American Gods. HarperTorch. 2002. Copyright © 2001 Neil Gaiman. 0-380-78903-5.
Shadow is a man searching, somewhat unwillingly, for the substance of his life. As he prepares to finish his term in prison and return home, he discovers his wife has been killed. Dazed on his way to the funeral, he meets an oddly omniscent man who offers him employment. After some hesitation, he agrees and finds himself in an odd twilight: his employer may be an ancient god, America may be a battleground between the ancient gods and the brash gods of the modern age, and his wife may not be fully dead.
Shadow’s ensuing roadtrip is a cool amalgam of americana and belief. The ancient dieties, brought to this land by generations of immigrants, are slowly being forgotten. They lurk in out-of-the-way neighborhoods, small towns, and kitchy tourist traps. Some are con men, others struggling with small businesses. They find themselves being shoved out of American life. Gaiman is able to portray the passing of the ancient ways with a melancholy that doesn’t turn a blind eye to the violence that has often marked humanity’s religious history.

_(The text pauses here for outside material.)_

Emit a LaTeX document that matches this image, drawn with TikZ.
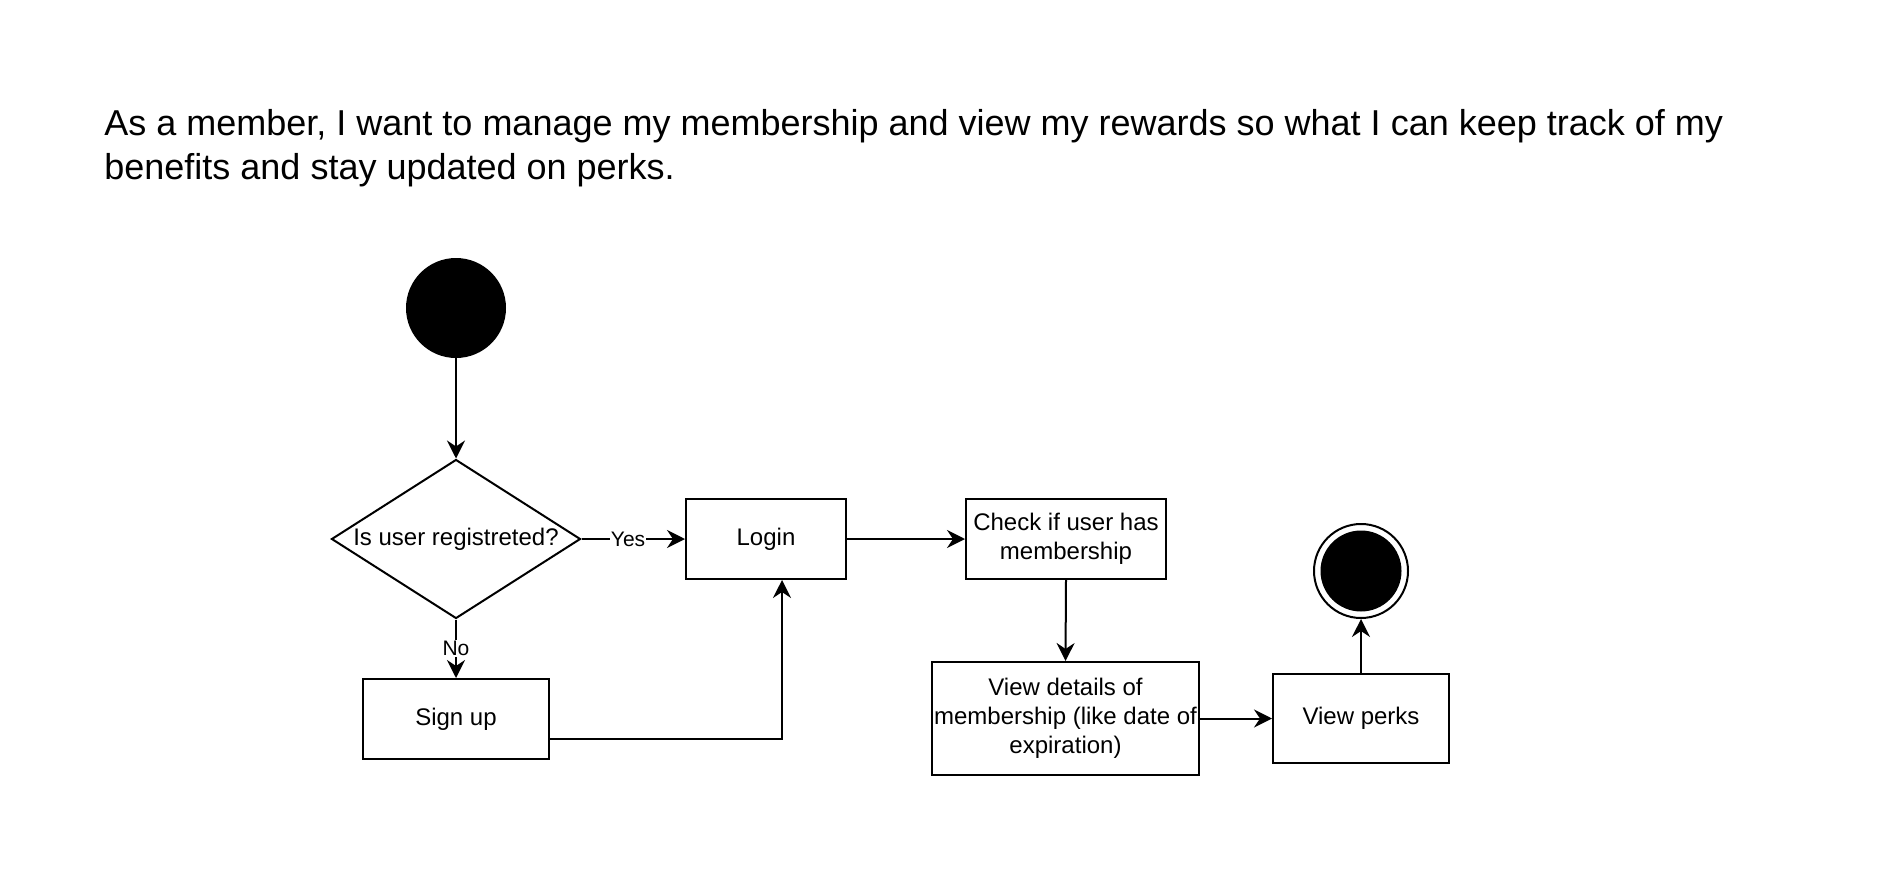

The story is about Shadow, however, and his problems and their resolutions are less clearly told. Gaiman describes Shadow as a man struggling: with his lack of passion and resolve in this life, with the circumstances of this wife’s death, and perhaps with his father. The interaction between Shadow dealing with these issues and his introduction to the ancient dieties is murky. It was difficult for me to gain insight from Shadow’s struggles or the resolution that flitters around at story’s end.